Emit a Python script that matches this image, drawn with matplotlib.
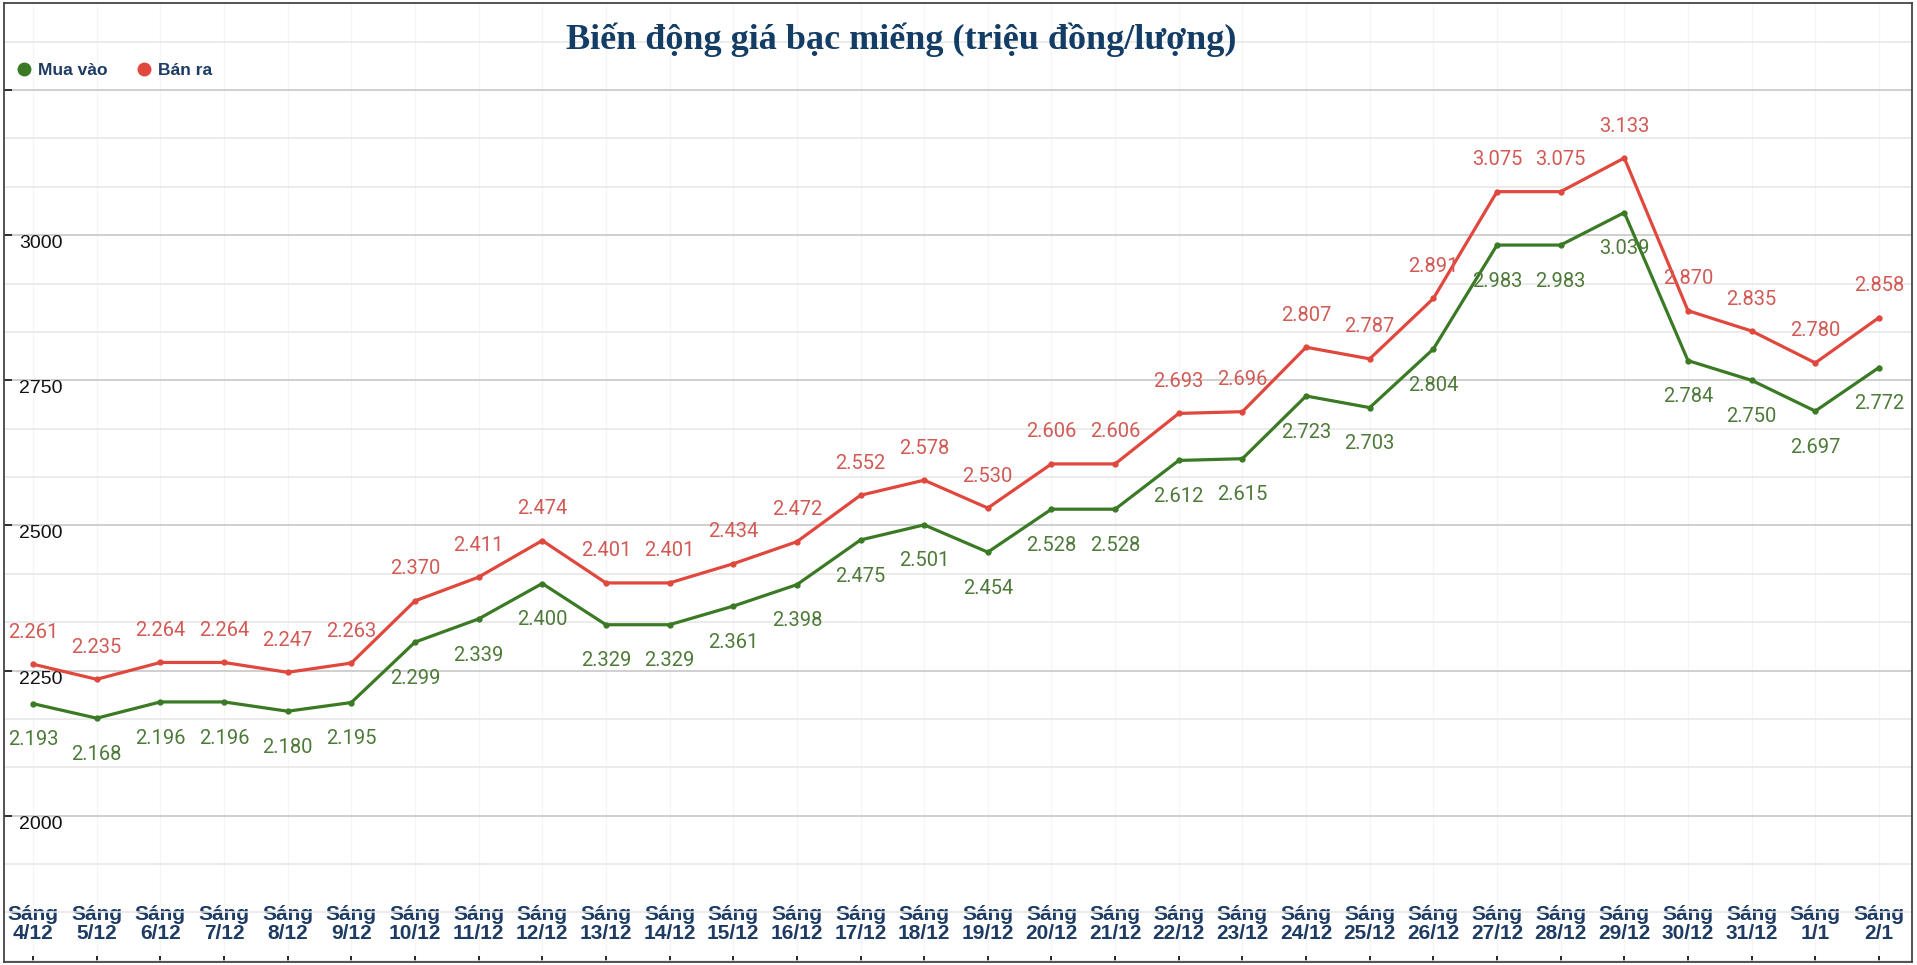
import numpy as np
import matplotlib
matplotlib.use("Agg")
import matplotlib.pyplot as plt
from matplotlib.lines import Line2D
from matplotlib.ticker import MultipleLocator, FixedLocator

plt.rcParams['font.family'] = ['Liberation Sans', 'DejaVu Sans']

# data
days = ['4/12', '5/12', '6/12', '7/12', '8/12', '9/12', '10/12', '11/12', '12/12',
        '13/12', '14/12', '15/12', '16/12', '17/12', '18/12', '19/12', '20/12',
        '21/12', '22/12', '23/12', '24/12', '25/12', '26/12', '27/12', '28/12',
        '29/12', '30/12', '31/12', '1/1', '2/1']
mua_vao = [2193, 2168, 2196, 2196, 2180, 2195, 2299, 2339, 2400, 2329, 2329, 2361,
           2398, 2475, 2501, 2454, 2528, 2528, 2612, 2615, 2723, 2703, 2804, 2983,
           2983, 3039, 2784, 2750, 2697, 2772]
ban_ra = [2261, 2235, 2264, 2264, 2247, 2263, 2370, 2411, 2474, 2401, 2401, 2434,
          2472, 2552, 2578, 2530, 2606, 2606, 2693, 2696, 2807, 2787, 2891, 3075,
          3075, 3133, 2870, 2835, 2780, 2858]
y_ticks = [2000, 2250, 2500, 2750, 3000, 3250]
y_labels = ['2000', '2250', '2500', '2750', '3000', '']

GREEN = '#3b7a24'
GREEN_TXT = '#4d7a38'
RED = '#e0483e'
RED_TXT = '#d25a55'
NAVY = '#1d3b63'

fig = plt.figure(figsize=(19.17, 9.65), dpi=100)
ax = fig.add_axes([0.0021, 0.0031, 0.9953, 0.9938])

x = np.arange(len(days))
ax.plot(x, ban_ra, color=RED, lw=2.3, marker='o', ms=3.5, zorder=3)
ax.plot(x, mua_vao, color=GREEN, lw=2.3, marker='o', ms=3.5, zorder=3)

def fmt(v):
    return f"{v / 1000:.3f}"

for xi, v in zip(x, ban_ra):
    ax.annotate(fmt(v), (xi, v), xytext=(0, 23), textcoords='offset points',
                ha='center', va='center', fontsize=14.5, color=RED_TXT,
                family='Roboto', zorder=4)
for xi, v in zip(x, mua_vao):
    ax.annotate(fmt(v), (xi, v), xytext=(0, -26), textcoords='offset points',
                ha='center', va='center', fontsize=14.5, color=GREEN_TXT,
                family='Roboto', zorder=4)

ax.set_xlim(-0.456, 29.52)
ax.set_ylim(1748, 3400)

# grid
ax.yaxis.set_major_locator(FixedLocator(y_ticks))
ax.yaxis.set_minor_locator(MultipleLocator(250 / 3))
ax.grid(axis='y', which='major', color='#cccccc', lw=1.3, zorder=0)
ax.grid(axis='y', which='minor', color='#e6e6e6', lw=1.1, zorder=0)
ax.grid(axis='x', which='major', color='#f5f5f5', lw=1, zorder=0)

ax.set_yticks(y_ticks, y_labels)
ax.tick_params(axis='y', which='major', direction='in', length=6, width=1.3,
               pad=-11, labelsize=14, labelcolor='#111111', color='#222222')
ax.tick_params(axis='y', which='minor', length=0)
plt.setp(ax.get_yticklabels(), ha='left', va='top')

ax.set_xticks(x, ['Sáng\n' + d for d in days])
ax.tick_params(axis='x', direction='in', length=4, width=1.2, pad=-41,
               labelsize=15, labelcolor=NAVY)
plt.setp(ax.get_xticklabels(), fontweight='bold', linespacing=1.0)

for s in ax.spines.values():
    s.set_color('#444444')
    s.set_linewidth(1.3)

# title and legend
fig.text(0.47, 1 - 40 / 965, 'Biến động giá bạc miếng (triệu đồng/lượng)',
         ha='center', va='center', fontsize=26, fontweight='bold',
         family='Liberation Serif', color='#143d66')

handles = [Line2D([], [], ls='none', marker='o', ms=9, color=GREEN),
           Line2D([], [], ls='none', marker='o', ms=9, color=RED)]
leg = fig.legend(handles, ['Mua vào', 'Bán ra'], loc='center left',
                 bbox_to_anchor=(0.0, 1 - 70 / 965), ncol=2, frameon=False,
                 handletextpad=0.3, columnspacing=1.6, handlelength=1.0,
                 prop={'weight': 'bold', 'size': 12.5})
for t in leg.get_texts():
    t.set_color(NAVY)

fig.savefig('out.png', dpi=100)
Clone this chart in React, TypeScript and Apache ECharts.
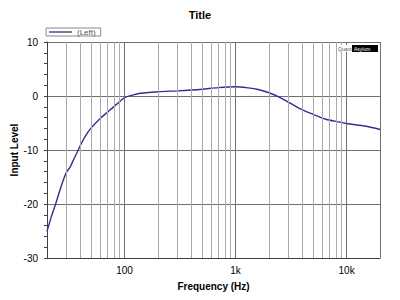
import React, { useEffect, useRef } from "react";
import * as echarts from "echarts";

const freqs = [20, 22, 24, 26.2, 28, 30, 32.2, 34, 37, 41, 45, 50, 60, 70, 85, 100, 120, 140, 200, 300, 400, 500, 700, 1000, 1300, 1600, 2000, 2500, 3000, 3750, 5000, 6500, 8500, 10000, 15000, 20000];
const levels = [-25.1, -22.2, -19.9, -17.4, -15.6, -14.1, -13.2, -12.2, -10.6, -8.7, -7.2, -5.9, -4.2, -3.0, -1.5, -0.3, 0.2, 0.5, 0.8, 0.95, 1.1, 1.25, 1.55, 1.7, 1.5, 1.2, 0.6, -0.25, -1.15, -2.3, -3.4, -4.3, -4.8, -5.1, -5.6, -6.2];
const minorGrid = [30, 40, 50, 60, 70, 80, 90, 200, 300, 400, 500, 600, 700, 800, 900, 2000, 3000, 4000, 5000, 6000, 7000, 8000, 9000];
const majorGrid = [100, 1000, 10000, 20000];
const xLabels: Record<number, string> = { 100: "100", 1000: "1k", 10000: "10k" };

const FONT = "Liberation Sans, Arial, sans-serif";

export default function App() {
  const ref = useRef<HTMLDivElement>(null);
  useEffect(() => {
    if (!ref.current) return;
    const chart = echarts.init(ref.current, undefined, { renderer: "svg" });
    chart.setOption({
      animation: false,
      backgroundColor: "#ffffff",
      title: {
        text: "Title",
        left: "center",
        top: 4,
        textStyle: { fontSize: 11, fontWeight: "bold", color: "#000", fontFamily: FONT },
      },
      legend: {
        left: 46,
        top: 28,
        padding: [0, 5, 0, 3],
        borderColor: "#888",
        borderWidth: 1,
        itemWidth: 23,
        itemHeight: 2,
        icon: "rect",
        data: [{ name: "(Left)", itemStyle: { color: "#7a7ab0" } }],
        textStyle: { fontSize: 8, lineHeight: 8, color: "#555", fontFamily: FONT },
      },
      grid: { left: 47, right: 20, top: 42, bottom: 42, outerBoundsMode: "none", containLabel: false },
      xAxis: {
        type: "log",
        logBase: 10,
        min: 20,
        max: 20000,
        name: "Frequency (Hz)",
        nameLocation: "middle",
        nameGap: 23,
        nameMoveOverlap: false,
        nameTextStyle: { fontSize: 10, fontWeight: "bold", color: "#000", fontFamily: FONT },
        axisLine: { onZero: false, lineStyle: { color: "#404040", width: 1 } },
        axisTick: { show: false },
        splitLine: { show: false },
        axisLabel: {
          customValues: [100, 1000, 10000],
          margin: 7,
          fontSize: 10,
          color: "#000",
          fontFamily: FONT,
          formatter: (v: number) => xLabels[Math.round(v)] ?? "",
        },
      },
      yAxis: {
        type: "value",
        min: -30,
        max: 10,
        interval: 10,
        name: "Input Level",
        nameLocation: "middle",
        nameGap: 28,
        nameMoveOverlap: false,
        nameTextStyle: { fontSize: 10, fontWeight: "bold", color: "#000", fontFamily: FONT },
        axisLine: { show: true, lineStyle: { color: "#404040", width: 1 } },
        axisTick: { show: true, length: 3, lineStyle: { color: "#404040" } },
        minorTick: { show: true, splitNumber: 5, length: 3, lineStyle: { color: "#404040" } },
        splitLine: { show: true, lineStyle: { color: "#707070", width: 1 } },
        axisLabel: { margin: 9, fontSize: 10, color: "#000", fontFamily: FONT },
      },
      graphic: [
        { type: "rect", left: 337, top: 45, z: 10, shape: { width: 15, height: 7 }, style: { fill: "#fff" } },
        { type: "text", left: 338, top: 46, z: 11, style: { text: "Quant", fontSize: 5, fill: "#555", fontFamily: FONT } },
        { type: "rect", left: 352, top: 45, z: 10, shape: { width: 26, height: 7 }, style: { fill: "#000" } },
        { type: "text", left: 354, top: 46, z: 11, style: { text: "Asylum", fontSize: 5, fill: "#fff", fontFamily: FONT } },
      ],
      series: [
        {
          name: "grid",
          type: "line",
          data: [],
          z: 1,
          silent: true,
          markLine: {
            silent: true,
            symbol: "none",
            label: { show: false },
            data: [
              ...minorGrid.map((v) => ({ xAxis: v, lineStyle: { color: "#ababab", width: 1, type: "solid" } })),
              ...majorGrid.map((v) => ({ xAxis: v, lineStyle: { color: "#707070", width: 1, type: "solid" } })),
            ],
          },
        },
        {
          name: "(Left)",
          type: "line",
          z: 3,
          data: freqs.map((f, i) => [f, levels[i]]),
          showSymbol: false,
          smooth: 0.3,
          lineStyle: { color: "#2e2e99", width: 1.4 },
          itemStyle: { color: "#2e2e99" },
        },
      ],
    });
    return () => chart.dispose();
  }, []);
  return <div ref={ref} style={{ width: 400, height: 300, margin: -8 }} />;
}
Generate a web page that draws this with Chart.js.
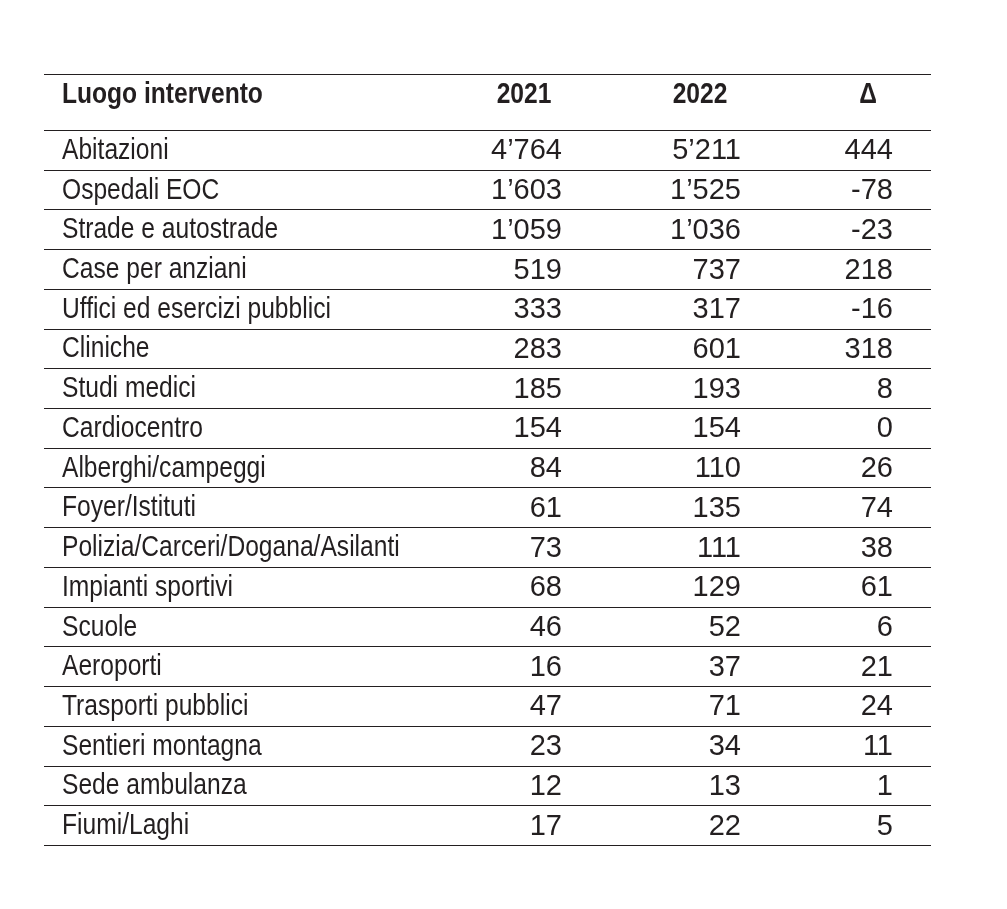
<!DOCTYPE html>
<html>
<head>
<meta charset="utf-8">
<script src="https://cdn.jsdelivr.net/npm/chart.js@4/dist/chart.umd.min.js"></script>
<style>
  html, body { margin: 0; padding: 0; background: #fff; }
  #wrap { width: 1007px; height: 909px; }
</style>
</head>
<body>
<div id="wrap"><canvas id="tableChart" width="1007" height="909"></canvas></div>
<script>
// table data
const headers = ['Luogo intervento', '2021', '2022', '\u0394'];
const places = [
    'Abitazioni', 'Ospedali EOC', 'Strade e autostrade', 'Case per anziani',
    'Uffici ed esercizi pubblici', 'Cliniche', 'Studi medici', 'Cardiocentro',
    'Alberghi/campeggi', 'Foyer/Istituti', 'Polizia/Carceri/Dogana/Asilanti',
    'Impianti sportivi', 'Scuole', 'Aeroporti', 'Trasporti pubblici',
    'Sentieri montagna', 'Sede ambulanza', 'Fiumi/Laghi'
];
const values2021 = [4764, 1603, 1059, 519, 333, 283, 185, 154, 84, 61, 73, 68, 46, 16, 47, 23, 12, 17];
const values2022 = [5211, 1525, 1036, 737, 317, 601, 193, 154, 110, 135, 111, 129, 52, 37, 71, 34, 13, 22];
const deltas = [444, -78, -23, 218, -16, 318, 8, 0, 26, 74, 38, 61, 6, 21, 24, 11, 1, 5];

function fmt(n) {
    const s = Math.abs(n).toString().replace(/\B(?=(\d{3})+(?!\d))/g, '\u2019');
    return (n < 0 ? '-' : '') + s;
}

const ink = '#231f20';
const headerHeight = 56;

// check if the narrow font is there, otherwise squeeze the normal one
function narrowAvailable(ctx) {
    ctx.font = '28px "Liberation Sans Narrow", monospace';
    const a = ctx.measureText('Polizia/Carceri').width;
    ctx.font = '28px monospace';
    const b = ctx.measureText('Polizia/Carceri').width;
    return Math.abs(a - b) > 0.5;
}

function drawNarrow(ctx, text, x, y, bold, align, hasNarrow) {
    ctx.save();
    ctx.textAlign = align;
    ctx.textBaseline = 'alphabetic';
    if (hasNarrow) {
        ctx.font = (bold ? 'bold ' : '') + '30px "Liberation Sans Narrow"';
        ctx.fillText(text, x, y);
    } else {
        ctx.font = (bold ? 'bold ' : '') + '30px "Liberation Sans"';
        ctx.translate(x, y);
        ctx.scale(0.82, 1);
        ctx.fillText(text, 0, 0);
    }
    ctx.restore();
}

const tablePlugin = {
    id: 'tableCells',
    afterDraw: (chart) => {
        const ctx = chart.ctx;
        const area = chart.chartArea;
        const yScale = chart.scales.y;
        const hasNarrow = narrowAvailable(ctx);
        const rowH = (area.bottom - area.top) / places.length;
        const left = area.left, right = area.right;
        // column anchors (right edges for numbers, centres for headings)
        const numRight = [left + 518, left + 697, left + 849];
        const headCenter = [left + 480, left + 656, left + 824];

        ctx.save();
        ctx.fillStyle = ink;
        ctx.strokeStyle = ink;
        ctx.lineWidth = 1.2;

        // horizontal rules
        const lineAt = (y) => {
            ctx.beginPath();
            ctx.moveTo(left, Math.round(y) + 0.5);
            ctx.lineTo(right, Math.round(y) + 0.5);
            ctx.stroke();
        };
        lineAt(area.top - headerHeight);
        lineAt(area.top);
        for (let i = 0; i < places.length; i++) {
            lineAt(yScale.getPixelForValue(i) + rowH / 2);
        }

        // header
        const headBase = area.top - 27;
        drawNarrow(ctx, headers[0], left + 18, headBase, true, 'left', hasNarrow);
        for (let c = 1; c < headers.length; c++) {
            drawNarrow(ctx, headers[c], headCenter[c - 1], headBase, true, 'center', hasNarrow);
        }

        // body rows
        const cols = [values2021, values2022, deltas];
        for (let i = 0; i < places.length; i++) {
            const yc = yScale.getPixelForValue(i);
            drawNarrow(ctx, places[i], left + 18, yc + 9, false, 'left', hasNarrow);
            ctx.font = '29px "Liberation Sans"';
            ctx.textAlign = 'right';
            ctx.textBaseline = 'alphabetic';
            for (let c = 0; c < cols.length; c++) {
                ctx.fillText(fmt(cols[c][i]), numRight[c], yc + 9.5);
            }
        }
        ctx.restore();
    }
};

const chart = new Chart(document.getElementById('tableChart'), {
    type: 'bar',
    data: {
        labels: places,
        datasets: [
            { label: '2021', data: values2021, backgroundColor: 'rgba(0,0,0,0)' },
            { label: '2022', data: values2022, backgroundColor: 'rgba(0,0,0,0)' }
        ]
    },
    options: {
        indexAxis: 'y',
        responsive: false,
        animation: false,
        layout: { padding: { left: 44, right: 76, top: 130, bottom: 64 } },
        plugins: {
            legend: { display: false },
            tooltip: { enabled: false }
        },
        scales: {
            x: { display: false, beginAtZero: true },
            y: { display: false, offset: true }
        }
    },
    plugins: [tablePlugin]
});
</script>
</body>
</html>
##############################
What the task asks: Your task is to retype exactly the lines from the one containing "Generate a web" through the one containing "const headerHeight = 56;", leaving every picture out.

Answer to the exercise:
Generate a web page that draws this with Chart.js.
<!DOCTYPE html>
<html>
<head>
<meta charset="utf-8">
<script src="https://cdn.jsdelivr.net/npm/chart.js@4/dist/chart.umd.min.js"></script>
<style>
  html, body { margin: 0; padding: 0; background: #fff; }
  #wrap { width: 1007px; height: 909px; }
</style>
</head>
<body>
<div id="wrap"><canvas id="tableChart" width="1007" height="909"></canvas></div>
<script>
// table data
const headers = ['Luogo intervento', '2021', '2022', '\u0394'];
const places = [
    'Abitazioni', 'Ospedali EOC', 'Strade e autostrade', 'Case per anziani',
    'Uffici ed esercizi pubblici', 'Cliniche', 'Studi medici', 'Cardiocentro',
    'Alberghi/campeggi', 'Foyer/Istituti', 'Polizia/Carceri/Dogana/Asilanti',
    'Impianti sportivi', 'Scuole', 'Aeroporti', 'Trasporti pubblici',
    'Sentieri montagna', 'Sede ambulanza', 'Fiumi/Laghi'
];
const values2021 = [4764, 1603, 1059, 519, 333, 283, 185, 154, 84, 61, 73, 68, 46, 16, 47, 23, 12, 17];
const values2022 = [5211, 1525, 1036, 737, 317, 601, 193, 154, 110, 135, 111, 129, 52, 37, 71, 34, 13, 22];
const deltas = [444, -78, -23, 218, -16, 318, 8, 0, 26, 74, 38, 61, 6, 21, 24, 11, 1, 5];

function fmt(n) {
    const s = Math.abs(n).toString().replace(/\B(?=(\d{3})+(?!\d))/g, '\u2019');
    return (n < 0 ? '-' : '') + s;
}

const ink = '#231f20';
const headerHeight = 56;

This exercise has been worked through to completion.